Artist – Dead Kennedys
Album – Fresh Fruit for Rotting Vegetables
Year – 1980
Genre – Punk
I was in work today and a woman came up to me in a Rancid T-shirt and thus a conversation was started about punk music and how its evolved over the last 35 or so years. With that in mind, I came home with this song in mind for my next review. The Dead Kennedys were at the forefront of the early hardcore punk movement, so you know this is the real deal. Although “Holiday In Cambodia” is their most popular and arguably “poppy” song, there’s still a huge amount of cynicism and spit-in-your-eye punk in this song. It just happens to be wrapped up in a friendlier, more accessible package than a great many of their other songs.

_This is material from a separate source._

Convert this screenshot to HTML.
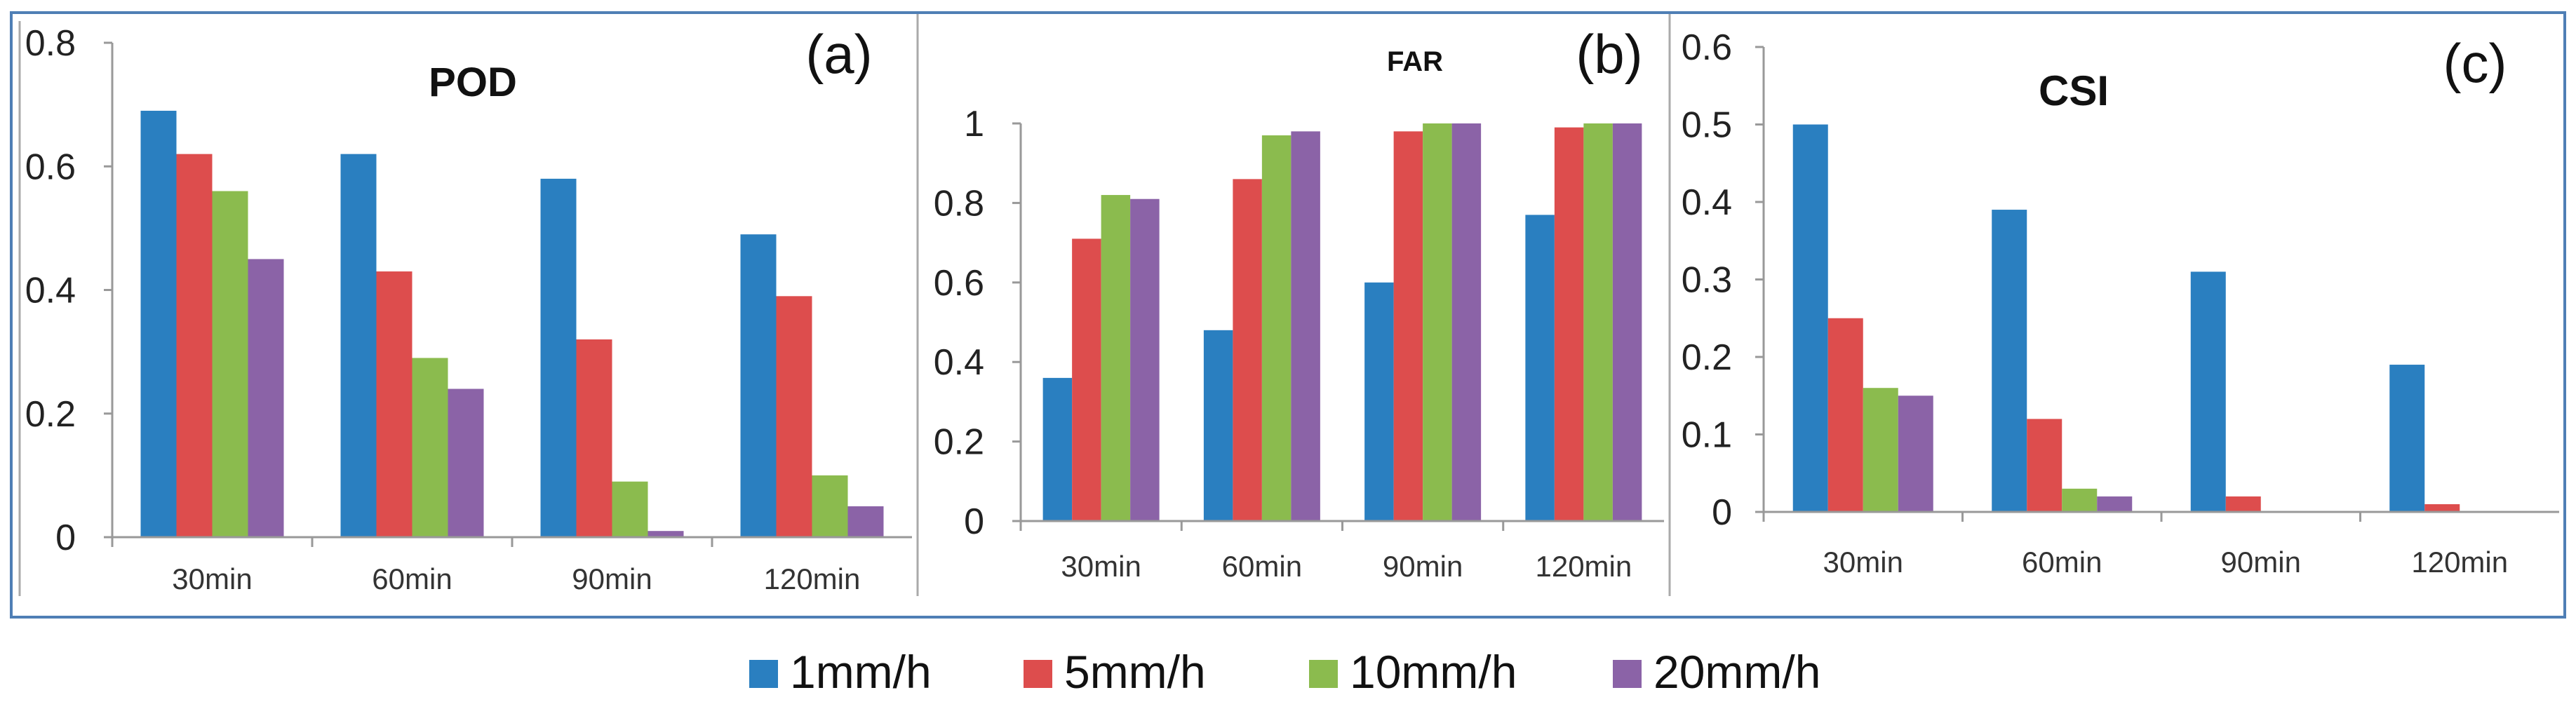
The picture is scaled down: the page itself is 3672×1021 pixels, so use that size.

The opening bass rumblings and the subsequent fast paced buildup of guitar and drums sucks you and gets you ready to rage. The song’s famous riff then begins, and it’s nothing if not iconic and would inspire legions of skater kids for years to come. It also introduces the “surfer guitar” tone that I adore so much. You know the one, the tone that was used on “Wipeout” and whenever someone surfs? It’s that tone. But it works so well for this song! The riff is sinister and dark, and all the while the drums are just blazing like no one’s business. As the song transitions into the verse, the descending notes of bass and guitar form a great chugging backdrop for frontman Jello Biafra’s vocals.
Speaking of Jello, his voice is certainly a unique one in the music world. It’s strange and he seems to jump all over the place as he sings. Despite this, there is a large degree of melody in his voice that keeps him firmly anchored and keeps the attention of the audience. It’s all the “I don’t give a shit” attitude of punk mixed with the hooks of pop melodies.
The coolest parts of the song are the prechoruses for sure. Biafra is in full on sarcasm mode, and the guitar arpeggios with that sweet tone just will stick in your ears for years! The chorus itself is pretty simple, with a hard riff on all fronts and a melody that’ll make you think to yourself, “This is punk? I like this!”
There’s some great quick fretwork that’s shown off in the chorus, as well as some even more furious drumming. The repetition of the prechorus melody is another highlight which sounds great. After one more verse, the song ends quickly and abruptly…which is so punk, dude! It is actually quite fitting however, and I can’t picture a song of this magnitude ending any other way.
The lyrics are worth a whole review on their own, but by contrasting the horrors and atrocities of the Cambodian massacre and crimes against humanity with the laid back, carefree attitude of “first world problems,” Biafra has actually created an incredibly potent and volatile mixture of a song for today’s generation. It’s truly iconic because of its staying power both as a piece of music and as a denunciation of American greed and culture when compared to the sufferings of others around the world.
This is why a song like this is important. It’s a great song, yes, but a punk song like this uses anger, cynicism and sarcasm to show us our own faults and tells us to wake up and take a look at how the rest of the world is faring. For that reason alone, this song demands to be heard by every generation.